Our present Minister at Hamburg (Bourrienne) is far from being so nice. A revolutionist from the beginning of the Revolution, he shared, with the partisans of La Fayette, imprisonment under Robespierre, and escaped death only by emigration. Recalled afterwards by his friend, the late Director (Barras), he acted as a kind of secretary to him until 1796, when Bonaparte demanded him, having known him at the military college. During all Bonaparte’s campaigns in Italy, Egypt, and Syria, he was his sole and confidential secretary—a situation which he lost in 1802, when Talleyrand denounced his corruption and cupidity because he had rivalled him in speculating in the funds and profiting by the information which his place afforded him. He was then made a Counsellor of State, but in 1803 he was involved in the fraudulent bankruptcy of one of our principal houses to the amount of a million of livres—and, from his correspondence with it, some reasons appeared for the suspicion that he frequently had committed a breach of confidence against his master, who, after erasing his name from among the Counsellors of State, had him conveyed a prisoner to the Temple, where he remained six months. A small volume, called Le Livre Rouge of the Consular Court, made its appearance about that time, and contained some articles which gave Bonaparte reason to suppose that Bourrienne was its author. On being questioned by the Grand Judge Regnier and the Minister Fouce, before whom he was carried, he avowed that he had written it, but denied that he had any intention of making it public. As to its having found its way to the press during his confinement, that could only be ascribed to the ill-will or treachery of those police agents who inspected his papers and put their seals upon them. “Tell Bonaparte,” said he, “that, had I been inclined to injure him in the public opinion, I should not have stooped to such trifles as Le Livre Rouge, while I have deposited with a friend his original orders, letters, and other curious documents as materials for an edifying history of our military hospitals during the campaigns of Italy and Syria all authentic testimonies of his humanity for the wounded and dying French soldiers.”

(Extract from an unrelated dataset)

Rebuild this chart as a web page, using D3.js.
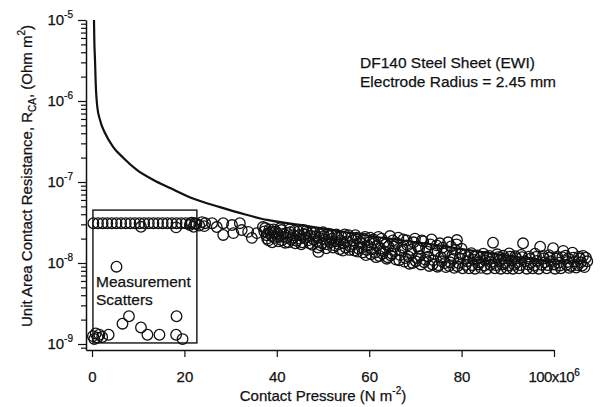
<!DOCTYPE html>
<html>
<head>
<meta charset="utf-8">
<script src="https://cdn.jsdelivr.net/npm/d3@7"></script>
<style>
  body { margin: 0; background: #fff; }
  text { font-family: "Liberation Sans", Arial, Helvetica, sans-serif; fill: #111; stroke: #111; stroke-width: 0.25px; }
</style>
</head>
<body>
<svg id="chart"></svg>
<script>
// model curve: pressure in 1e6 N/m2, resistance in Ohm m2
const curvePressure = [0.43, 0.5, 0.65, 0.8, 1.15, 1.73, 2.81, 4.6, 6.8, 9.7, 13.3, 16.9,
  22, 27.7, 33, 37.9, 45, 52.2, 59, 66.7, 75, 83, 91, 100];
const curveResistance = [1e-5, 5.66e-6, 3.21e-6, 1.67e-6, 8.43e-7, 5.82e-7, 4.03e-7, 2.7e-7,
  1.98e-7, 1.41e-7, 1.06e-7, 8.43e-8, 6.2e-8, 4.9e-8, 4.0e-8, 3.4e-8, 2.95e-8, 2.55e-8,
  2.2e-8, 1.92e-8, 1.65e-8, 1.4e-8, 1.2e-8, 1.03e-8];

// measured points: [pressure (1e6 N/m2), resistance (1e-9 Ohm m2)]
const boxedPoints = [
  [0.3,31],[1.3,31],[2.3,31],[3.3,31],[4.3,31],[5.3,31],[6.3,31],[7.3,31],[8.3,31],
  [9.3,31],[10.3,31],[11.3,31],[12.3,31],[13.3,31],[14.3,31],[15.3,31],[16.3,31],
  [17.3,31],[18.3,31],[19.3,31],[20.3,31],[21.3,31],[22.3,31],
  [10.6,28],[18.2,27.5],
  [21.2,29.5],[21.6,31.5],[22.0,28],[22.6,30.5],[23.2,29],[23.8,32],[24.3,28.5],
  [0.2,1.25],[0.5,1.15],[0.8,1.35],[1.2,1.2],[1.6,1.3],[2.2,1.22],[3.6,1.3],
  [5.3,9],[8.0,2.2],[6.6,1.78],[10.6,1.6],[12.0,1.3],[14.6,1.3],[18.3,2.2],
  [18.2,1.3],[19.6,1.15]
];
const midPoints = [
  [24.5,31],[26,31],[27,27.8],[28.4,31],[28.4,22.2],[30.3,29.4],[30.6,23.4],
  [32,31],[32.4,25.5],[33.8,24.2],[34.6,20.4],[35.7,23.4],[37,27.8],[38.1,23.4],
  [39.2,24.2]
];
const densePoints = [
  [37.5,27],[37.8,22],[38.2,19],[38.6,24],[39.3,26],[39.6,20.5],[40.1,23],[40.4,18.5],
  [41.0,25.5],[41.3,21],[41.8,17.8],[42.2,23.5],[42.8,26],[43.1,19.5],[43.6,22],[44.0,17.5],
  [44.7,24.5],[45.0,20],[45.5,18],[45.9,22.5],[46.4,25],[46.8,19],[47.3,21.5],[47.7,16.8],
  [48.2,23.5],[48.6,18.5],[49.0,13.7],[49.1,20.5],[49.5,16.5],[50.0,24],[50.4,19.5],
  [50.9,17],[51.3,21.5],[51.8,22.5],[52.2,15.5],[52.7,18.5],[53.1,20.5],[53.6,14.8],
  [54.0,21],[54.5,17.5],[54.9,15.5],[55.5,22],[55.9,16],[56.4,19],[56.8,14.2],
  [57.3,20.5],[57.7,15],[58.2,17.5],[58.6,13.5],[59.1,21],[59.5,14.5],[60.0,18],[60.4,12.8],
  [60.9,19.5],[61.3,13.5],[61.8,16.5],[62.2,12.2],[62.7,20],[63.1,14],[63.6,17],[64.0,11.8],
  [64.5,21.5],[64.9,13],[65.4,16],[65.8,11],[66.3,20.5],[66.7,12.5],[67.2,15.5],[67.6,10.4],
  [68.1,19],[68.5,12],[69.0,14.5],[69.4,10],[69.9,20],[70.3,11.5],[70.8,15],[71.2,9.6],
  [71.7,18.5],[72.1,11],[72.6,13.8],[73.0,9.2],[73.5,19.5],[73.9,10.8],[74.4,14],[74.8,9],
  [75.3,17.5],[75.7,10.5],[76.2,13],[76.6,8.9],[77.1,18],[77.5,10.2],[78.0,12.5],[78.4,8.7],
  [78.9,17],[79.0,19.2],[79.3,10],[79.8,12.8],[80.2,8.6],
  [37.3,24.5],[37.9,20],[38.4,26],[38.9,21.5],[39.0,18],[39.8,24.5],[40.3,21],[40.8,27],
  [41.1,19],[41.5,23],[42.0,20.5],[42.5,18],[42.9,24],[43.4,20.5],[43.8,25],[44.3,18.8],
  [44.9,22],[45.3,17],[45.7,25.5],[46.2,20.5],[46.6,23.5],[47.1,17.5],[47.5,24],[48.0,19.5],
  [48.4,21.5],[48.9,15.5],[49.3,22.5],[49.8,17.5],[50.2,21.5],[50.7,15.2],[51.1,23],[51.6,18],
  [52.0,20],[52.5,16.5],[52.9,22.5],[53.4,17],[53.8,19],[54.3,14.2],[54.7,22.5],[55.2,18.5],
  [55.7,14.5],[56.1,20.5],[56.6,17],[57.0,22],[57.5,13.8],[57.9,18.5],[58.4,15.5],[58.8,20],
  [59.3,12.5],[59.7,16.5],[60.2,20.5],[60.6,14.8],[61.1,17.5],[61.5,11.8],[62.0,21],[62.4,15],
  [62.9,13],[63.3,18],[63.8,11.3],[64.2,16],[64.7,12.4],[65.1,19],[65.6,14],[66.0,17.5],
  [66.5,10.8],[66.9,14.2],[67.4,19.5],[67.8,11.5],[68.3,16.5],[68.7,9.8],[69.2,13.2],[69.6,18],
  [70.1,10.5],[70.5,16],[71.0,12.2],[71.4,19],[71.9,10.2],[72.3,15.5],[72.8,12],[73.2,17],
  [73.7,9.6],[74.1,13],[74.6,16.5],[75.0,9.4],[75.5,11.8],[75.9,15.5],[76.4,10],[76.8,14],
  [77.3,9.2],[77.7,16],[78.2,11.2],[78.6,14.5],[79.1,9.1],[79.6,11.5],[80.0,15]
];
const tailPoints = [
  [80.8,12.6],[81.2,10.5],[81.6,8.6],[82.1,13.2],[82.5,11],[82.9,8.5],
  [83.4,12.4],[83.8,10.2],[84.2,8.7],[84.7,13],[85.1,10.8],[85.5,8.5],
  [86.0,12.2],[86.4,10.3],[86.8,17.8],[87.2,8.6],[87.7,12.8],[88.1,10.6],[88.5,8.5],
  [89.0,12.3],[89.4,10.1],[89.8,8.6],[90.3,13.1],[90.7,10.7],[91.1,8.5],
  [91.6,12.1],[92.0,10.2],[92.4,8.6],[92.9,12.6],[93.3,17.5],[93.7,10.5],[94.1,8.5],
  [94.6,12],[95.0,10.1],[95.4,8.6],[95.9,13],[96.3,10.6],[96.7,8.5],[97.0,15.9],
  [97.6,12.2],[98.0,10.2],[98.4,8.6],[98.9,12.5],[99.3,10.5],[99.8,15.2],[100.2,8.5],
  [100.7,12],[101.1,10.1],[101.5,8.6],[102.0,14.1],[102.5,12.3],[102.9,10.3],[103.3,8.7],
  [104.0,13.4],[104.4,10.4],[104.8,8.8],[105.4,12],[105.8,10.2],[106.3,12.2],[106.6,8.9],
  [107.2,10.5],
  [80.9,9.5],[81.4,11.8],[82.3,9.4],[82.7,12],[83.6,9.6],[84.0,11.6],[84.9,9.3],[85.3,12],
  [86.2,9.5],[86.6,11.5],[87.5,9.4],[87.9,11.8],[88.8,9.6],[89.2,11.4],[90.1,9.3],[90.5,12],
  [91.4,9.5],[91.8,11.5],[92.7,9.4],[93.1,11.8],[94.4,9.6],[94.8,11.3],[95.7,9.3],[96.1,11.9],
  [97.3,9.5],[97.8,11.4],[98.7,9.4],[99.1,11.7],[100.0,9.6],[100.5,11.3],[101.3,9.3],
  [101.8,11.8],[102.7,9.5],[103.1,11.4],[103.7,9.2],[104.2,11.6],[105.1,9.4],[105.6,11.3],
  [106.1,9.3],[106.9,11.6]
];

const xTicks = [0, 20, 40, 60, 80, 100];
const yDecades = [-9, -8, -7, -6, -5];
const noteLines = ["DF140 Steel Sheet (EWI)", "Electrode Radius = 2.45 mm"];
const boxLines = ["Measurement", "Scatters"];
const boxPressure = [0.2, 22.7];
const boxResistance = [1.03e-9, 4.5e-8];

const width = 616, height = 407;
const svg = d3.select("#chart").attr("width", width).attr("height", height);

const x = d3.scaleLinear().domain([-1.3, 100]).range([86, 554]);
const y = d3.scaleLog().domain([8.43e-10, 1e-5]).range([350, 20]);

// y axis: minor ticks then major ticks with 10^n labels
const minor = [];
yDecades.concat([-10]).forEach(d => {
  for (let k = 2; k <= 9; k++) {
    const v = k * Math.pow(10, d);
    if (v >= y.domain()[0] && v <= y.domain()[1]) minor.push(v);
  }
});

svg.append("g")
  .attr("transform", "translate(86,0)")
  .call(d3.axisLeft(y).tickValues(minor).tickSize(5).tickFormat("").tickSizeOuter(0))
  .call(g => g.select(".domain").remove())
  .selectAll("line").attr("stroke", "#111").attr("stroke-width", 1.2);

const yAxis = svg.append("g")
  .attr("transform", "translate(86,0)")
  .call(d3.axisLeft(y).tickValues(yDecades.map(d => Math.pow(10, d)))
    .tickSize(8).tickPadding(5).tickSizeOuter(0).tickFormat(""));
yAxis.select(".domain").attr("stroke", "#111").attr("stroke-width", 1.5);
yAxis.selectAll("line").attr("stroke", "#111").attr("stroke-width", 1.2);
yAxis.selectAll(".tick text").each(function(d) {
  const t = d3.select(this).attr("font-size", 15).attr("font-family", null).attr("fill", "#111");
  t.append("tspan").text("10");
  t.append("tspan").attr("font-size", 10).attr("dy", -7)
    .text(String(Math.round(Math.log10(d))));
});

// x axis
const xAxis = svg.append("g")
  .attr("transform", "translate(0,350)")
  .call(d3.axisBottom(x).tickValues(xTicks).tickSize(7).tickPadding(14).tickSizeOuter(0)
    .tickFormat(d => d === 100 ? "" : d));
xAxis.select(".domain").attr("stroke", "#111").attr("stroke-width", 1.5);
xAxis.selectAll("line").attr("stroke", "#111").attr("stroke-width", 1.2);
xAxis.selectAll(".tick text").attr("font-size", 15).attr("font-family", null).attr("fill", "#111")
  .each(function(d) {
    if (d !== 100) return;
    const t = d3.select(this).attr("text-anchor", "start").attr("x", -26)
      .attr("letter-spacing", -0.6);
    t.append("tspan").text("100x10");
    t.append("tspan").attr("font-size", 10).attr("dy", -6).text("6");
  });

// axis titles
const yTitle = svg.append("text")
  .attr("transform", "translate(32,176) rotate(-90)")
  .attr("text-anchor", "middle")
  .attr("font-size", 15);
yTitle.append("tspan").text("Unit Area Contact Resistance, R");
yTitle.append("tspan").attr("font-size", 10).attr("dy", 4).text("CA");
yTitle.append("tspan").attr("dy", -4).text(", (Ohm  m");
yTitle.append("tspan").attr("font-size", 10).attr("dy", -7).text("2");
yTitle.append("tspan").attr("dy", 7).text(")");

const xTitle = svg.append("text")
  .attr("x", 323).attr("y", 401)
  .attr("text-anchor", "middle")
  .attr("font-size", 15);
xTitle.append("tspan").text("Contact Pressure (N m");
xTitle.append("tspan").attr("font-size", 10).attr("dy", -7).text("-2");
xTitle.append("tspan").attr("dy", 7).text(")");

// annotation box around the low-pressure scatter
svg.append("rect")
  .attr("x", x(boxPressure[0]))
  .attr("y", y(boxResistance[1]))
  .attr("width", x(boxPressure[1]) - x(boxPressure[0]))
  .attr("height", y(boxResistance[0]) - y(boxResistance[1]))
  .attr("fill", "none").attr("stroke", "#111").attr("stroke-width", 1.4);

svg.selectAll(".box-label")
  .data(boxLines)
  .enter().append("text")
  .attr("class", "box-label")
  .attr("x", 96)
  .attr("y", (d, i) => 287 + i * 18)
  .attr("font-size", 15.5)
  .text(d => d);

// measurement circles
const allPoints = boxedPoints.concat(midPoints, densePoints, tailPoints);
svg.append("g").selectAll("circle")
  .data(allPoints)
  .enter().append("circle")
  .attr("cx", d => x(d[0]))
  .attr("cy", d => y(d[1] * 1e-9))
  .attr("r", 5.3)
  .attr("fill", "none")
  .attr("stroke", "#111")
  .attr("stroke-width", 1.3);

// model curve
const line = d3.line()
  .x(d => x(d[0]))
  .y(d => y(d[1]))
  .curve(d3.curveMonotoneX);

svg.append("path")
  .datum(curvePressure.map((p, i) => [p, curveResistance[i]]))
  .attr("d", line)
  .attr("fill", "none")
  .attr("stroke", "#111")
  .attr("stroke-width", 2.2);

// note text
svg.selectAll(".note")
  .data(noteLines)
  .enter().append("text")
  .attr("class", "note")
  .attr("x", 360)
  .attr("y", (d, i) => 68 + i * 19)
  .attr("font-size", 15.5)
  .text(d => d);
</script>
</body>
</html>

After the answers of this interrogatory had been laid before Bonaparte, his brother Joseph was sent to the Temple to negotiate with Bourrienne, who was offered his liberty and a prefecture if he would give up all the original papers that, as a private secretary, he had had opportunity to collect.
“These papers,” answered Bourrienne, “are my only security against your brother’s wrath and his assassins. Were I weak enough to deliver them up to-day, to-morrow, probably, I should no longer be counted among the living; but I have now taken my measures so effectually that, were I murdered to-day, these originals would be printed to-morrow. If Napoleon does not confide in my word of honour, he may trust to an assurance of discretion, with which my own interest is nearly connected. If he suspects me of having wronged him, he is convinced also of the eminent services I have rendered him, sufficient surely to outweigh his present suspicion. Let him again employ me in any post worthy of him and of me, and he shall soon see how much I will endeavour to regain his confidence.”